## Task prompt:
Copy nothing but the text: reproduce each line of the listing exactly and leave the pictures out.

## Entries provided:
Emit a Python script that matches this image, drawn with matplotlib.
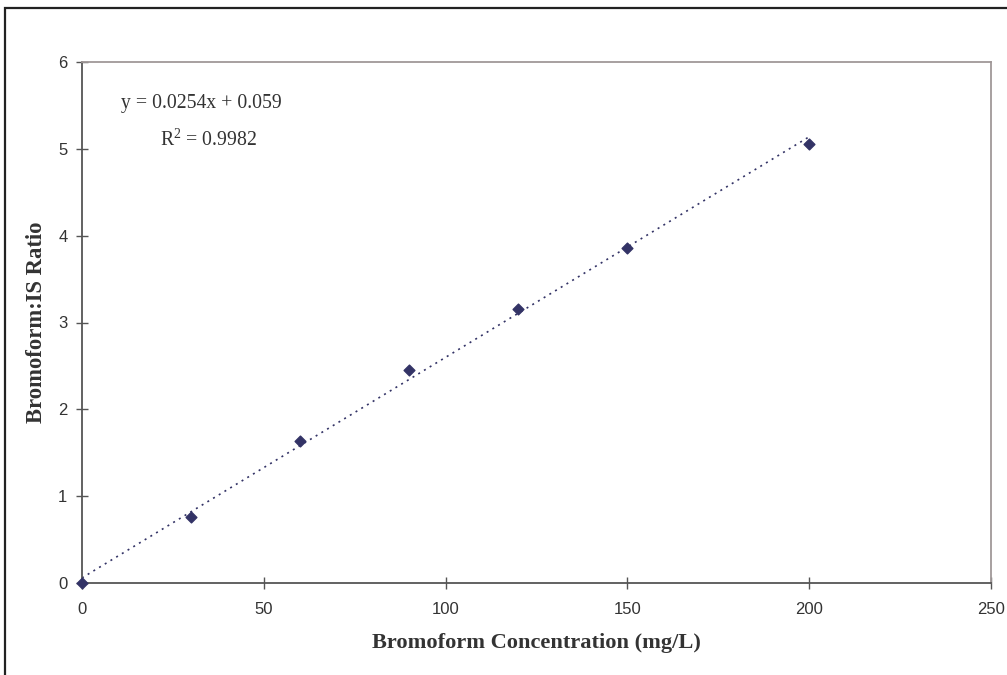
import matplotlib.pyplot as plt
import numpy as np
from matplotlib.patches import Rectangle

# calibration standards
conc = [0, 30, 60, 90, 120, 150, 200]
ratio = [0.0, 0.76, 1.63, 2.45, 3.16, 3.86, 5.06]

slope = 0.0254
intercept = 0.059
r2 = 0.9982

x_ticks = [0, 50, 100, 150, 200, 250]
y_ticks = [0, 1, 2, 3, 4, 5, 6]

navy = "#333366"

plt.rcParams["mathtext.fontset"] = "custom"
plt.rcParams["mathtext.rm"] = "Liberation Serif"
plt.rcParams["mathtext.default"] = "regular"

fig = plt.figure(figsize=(10.07, 6.75), dpi=100)
W, H = 1007, 675
ax = fig.add_axes([82 / W, 1 - 583 / H, (991 - 82) / W, (583 - 62) / H])

# outer chart frame
fig.patches.append(Rectangle((5 / W, -0.05), 1.2, 1 - 8 / H + 0.05,
                             transform=fig.transFigure, fill=False,
                             edgecolor="#222222", linewidth=1.6))

# trendline
fx = np.array([conc[0], conc[-1]])
ax.plot(fx, slope * fx + intercept, linestyle=(0, (1.2, 2.8)),
        color=navy, linewidth=1.2, zorder=2)
ax.scatter(conc, ratio, marker="D", s=30, color=navy, zorder=3,
           clip_on=False)

ax.set_xlim(0, 250)
ax.set_ylim(0, 6)
ax.set_xticks(x_ticks)
ax.set_yticks(y_ticks)

for side in ["left", "bottom"]:
    ax.spines[side].set_color("#555555")
    ax.spines[side].set_linewidth(1.3)
for side in ["top", "right"]:
    ax.spines[side].set_color("#a09898")
    ax.spines[side].set_linewidth(1.3)

ax.tick_params(direction="inout", length=9, width=1, color="#555555",
               labelsize=12, labelcolor="#333333")
ax.tick_params(axis="x", pad=9)
ax.tick_params(axis="y", pad=6)
for lab in ax.get_xticklabels() + ax.get_yticklabels():
    lab.set_family("Liberation Sans")

ax.set_xlabel("Bromoform Concentration (mg/L)", family="Liberation Serif",
              fontweight="bold", fontsize=16.1, color="#333333", labelpad=12)
ax.set_ylabel("Bromoform:IS Ratio", family="Liberation Serif",
              fontweight="bold", fontsize=16.3, color="#333333", labelpad=8)

ax.text(0.043, 0.921, f"y = {slope}x + {intercept}", transform=ax.transAxes,
        family="Liberation Serif", fontsize=14.2, color="#333333",
        va="center")
ax.text(0.086, 0.850, f"R$^{{2}}$ = {r2}", transform=ax.transAxes,
        family="Liberation Serif", fontsize=14.2, color="#333333",
        va="center")

fig.savefig("out.png", dpi=100)
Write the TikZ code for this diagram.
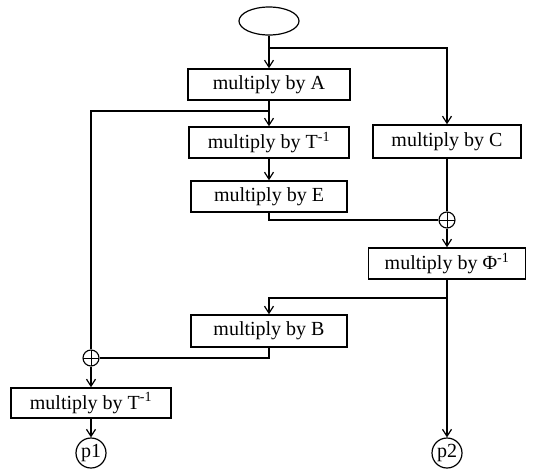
\documentclass[tikz,border=0pt]{standalone}
\usepackage{fontspec}
\setmainfont{Liberation Serif}
\usetikzlibrary{arrows.meta,shapes.geometric}
\tikzset{mulbox/.style={draw,line width=1.5pt,minimum height=31pt,inner sep=0pt}}
\tikzset{sumnode/.style={draw,circle,line width=1.1pt,minimum size=16pt,inner sep=0pt,
  path picture={\draw[line width=0.9pt] (path picture bounding box.north) -- (path picture bounding box.south)
    (path picture bounding box.west) -- (path picture bounding box.east);}}}
\tikzset{outnode/.style={draw,circle,line width=1.2pt,minimum size=30pt,inner sep=0pt}}
\tikzset{flow/.style={line width=1.2pt,-{Straight Barb[length=7pt,width=9pt]}}}
\tikzset{wire/.style={line width=1.2pt}}

\begin{document}
\begin{tikzpicture}[x=1pt,y=-1pt,font=\fontsize{20}{24}\selectfont]
      \useasboundingbox (0,0) rectangle (536,469);
      \node [draw,ellipse,line width=1.2pt,minimum width=60pt,minimum height=28pt,inner sep=0pt] (start) at (269,21) {};
      \node [mulbox,minimum width=162pt] (mulA) at (269,84.5) {multiply by A};
      \node [mulbox,minimum width=160pt] (mulTa) at (269,142.5) {multiply by T\textsuperscript{-1}};
      \node [mulbox,minimum width=156pt] (mulE) at (269,196.5) {multiply by E};
      \node [mulbox,minimum width=148pt,minimum height=33pt] (mulC) at (447,141.5) {multiply by C};
      \node [sumnode] (sumR) at (447,220) {};
      \node [mulbox,minimum width=157pt] (mulPhi) at (447,263.5) {multiply by Φ\textsuperscript{-1}};
      \node [mulbox,minimum width=156pt,minimum height=32pt] (mulB) at (269,331) {multiply by B};
      \node [sumnode] (sumL) at (91,358) {};
      \node [mulbox,minimum width=160pt,minimum height=30pt] (mulTb) at (91,403) {multiply by T\textsuperscript{-1}};
      \node [outnode] (p1) at (91,453) {p1};
      \node [outnode] (p2) at (447,453) {p2};
      \coordinate (splitA) at (269,48);
      \coordinate (splitT) at (269,111);
      \coordinate (splitPhi) at (447,298);
      % main column
      \draw [flow] (start) -- (mulA);
      \draw [flow] (mulA) -- (mulTa);
      \draw [flow] (mulTa) -- (mulE);
      \draw [wire] (mulE.south) |- (sumR.west);
      % right column
      \draw [flow] (splitA) -| (mulC.north);
      \draw [wire] (mulC) -- (sumR);
      \draw [flow] (sumR) -- (mulPhi);
      \draw [flow] (mulPhi) -- (p2);
      \draw [flow] (splitPhi) -| (mulB.north);
      % left column
      \draw [wire] (splitT) -| (sumL.north);
      \draw [wire] (mulB.south) |- (sumL.east);
      \draw [flow] (sumL) -- (mulTb);
      \draw [flow] (mulTb) -- (p1);
    \end{tikzpicture}
\end{document}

## Problem solution:
Emit a Python script that matches this image, drawn with matplotlib.
import matplotlib.pyplot as plt
import numpy as np
from matplotlib.patches import Rectangle

# calibration standards
conc = [0, 30, 60, 90, 120, 150, 200]
ratio = [0.0, 0.76, 1.63, 2.45, 3.16, 3.86, 5.06]

slope = 0.0254
intercept = 0.059
r2 = 0.9982

x_ticks = [0, 50, 100, 150, 200, 250]
y_ticks = [0, 1, 2, 3, 4, 5, 6]

navy = "#333366"

plt.rcParams["mathtext.fontset"] = "custom"
plt.rcParams["mathtext.rm"] = "Liberation Serif"
plt.rcParams["mathtext.default"] = "regular"

fig = plt.figure(figsize=(10.07, 6.75), dpi=100)
W, H = 1007, 675
ax = fig.add_axes([82 / W, 1 - 583 / H, (991 - 82) / W, (583 - 62) / H])

# outer chart frame
fig.patches.append(Rectangle((5 / W, -0.05), 1.2, 1 - 8 / H + 0.05,
                             transform=fig.transFigure, fill=False,
                             edgecolor="#222222", linewidth=1.6))

# trendline
fx = np.array([conc[0], conc[-1]])
ax.plot(fx, slope * fx + intercept, linestyle=(0, (1.2, 2.8)),
        color=navy, linewidth=1.2, zorder=2)
ax.scatter(conc, ratio, marker="D", s=30, color=navy, zorder=3,
           clip_on=False)

ax.set_xlim(0, 250)
ax.set_ylim(0, 6)
ax.set_xticks(x_ticks)
ax.set_yticks(y_ticks)

for side in ["left", "bottom"]:
    ax.spines[side].set_color("#555555")
    ax.spines[side].set_linewidth(1.3)
for side in ["top", "right"]:
    ax.spines[side].set_color("#a09898")
    ax.spines[side].set_linewidth(1.3)

ax.tick_params(direction="inout", length=9, width=1, color="#555555",
               labelsize=12, labelcolor="#333333")
ax.tick_params(axis="x", pad=9)
ax.tick_params(axis="y", pad=6)
for lab in ax.get_xticklabels() + ax.get_yticklabels():
    lab.set_family("Liberation Sans")

ax.set_xlabel("Bromoform Concentration (mg/L)", family="Liberation Serif",
              fontweight="bold", fontsize=16.1, color="#333333", labelpad=12)
ax.set_ylabel("Bromoform:IS Ratio", family="Liberation Serif",
              fontweight="bold", fontsize=16.3, color="#333333", labelpad=8)

ax.text(0.043, 0.921, f"y = {slope}x + {intercept}", transform=ax.transAxes,
        family="Liberation Serif", fontsize=14.2, color="#333333",
        va="center")
ax.text(0.086, 0.850, f"R$^{{2}}$ = {r2}", transform=ax.transAxes,
        family="Liberation Serif", fontsize=14.2, color="#333333",
        va="center")

fig.savefig("out.png", dpi=100)
Write the TikZ code for this diagram.
\documentclass[tikz,border=0pt]{standalone}
\usepackage{fontspec}
\setmainfont{Liberation Serif}
\usetikzlibrary{arrows.meta,shapes.geometric}
\tikzset{mulbox/.style={draw,line width=1.5pt,minimum height=31pt,inner sep=0pt}}
\tikzset{sumnode/.style={draw,circle,line width=1.1pt,minimum size=16pt,inner sep=0pt,
  path picture={\draw[line width=0.9pt] (path picture bounding box.north) -- (path picture bounding box.south)
    (path picture bounding box.west) -- (path picture bounding box.east);}}}
\tikzset{outnode/.style={draw,circle,line width=1.2pt,minimum size=30pt,inner sep=0pt}}
\tikzset{flow/.style={line width=1.2pt,-{Straight Barb[length=7pt,width=9pt]}}}
\tikzset{wire/.style={line width=1.2pt}}

\begin{document}
\begin{tikzpicture}[x=1pt,y=-1pt,font=\fontsize{20}{24}\selectfont]
      \useasboundingbox (0,0) rectangle (536,469);
      \node [draw,ellipse,line width=1.2pt,minimum width=60pt,minimum height=28pt,inner sep=0pt] (start) at (269,21) {};
      \node [mulbox,minimum width=162pt] (mulA) at (269,84.5) {multiply by A};
      \node [mulbox,minimum width=160pt] (mulTa) at (269,142.5) {multiply by T\textsuperscript{-1}};
      \node [mulbox,minimum width=156pt] (mulE) at (269,196.5) {multiply by E};
      \node [mulbox,minimum width=148pt,minimum height=33pt] (mulC) at (447,141.5) {multiply by C};
      \node [sumnode] (sumR) at (447,220) {};
      \node [mulbox,minimum width=157pt] (mulPhi) at (447,263.5) {multiply by Φ\textsuperscript{-1}};
      \node [mulbox,minimum width=156pt,minimum height=32pt] (mulB) at (269,331) {multiply by B};
      \node [sumnode] (sumL) at (91,358) {};
      \node [mulbox,minimum width=160pt,minimum height=30pt] (mulTb) at (91,403) {multiply by T\textsuperscript{-1}};
      \node [outnode] (p1) at (91,453) {p1};
      \node [outnode] (p2) at (447,453) {p2};
      \coordinate (splitA) at (269,48);
      \coordinate (splitT) at (269,111);
      \coordinate (splitPhi) at (447,298);
      % main column
      \draw [flow] (start) -- (mulA);
      \draw [flow] (mulA) -- (mulTa);
      \draw [flow] (mulTa) -- (mulE);
      \draw [wire] (mulE.south) |- (sumR.west);
      % right column
      \draw [flow] (splitA) -| (mulC.north);
      \draw [wire] (mulC) -- (sumR);
      \draw [flow] (sumR) -- (mulPhi);
      \draw [flow] (mulPhi) -- (p2);
      \draw [flow] (splitPhi) -| (mulB.north);
      % left column
      \draw [wire] (splitT) -| (sumL.north);
      \draw [wire] (mulB.south) |- (sumL.east);
      \draw [flow] (sumL) -- (mulTb);
      \draw [flow] (mulTb) -- (p1);
    \end{tikzpicture}
\end{document}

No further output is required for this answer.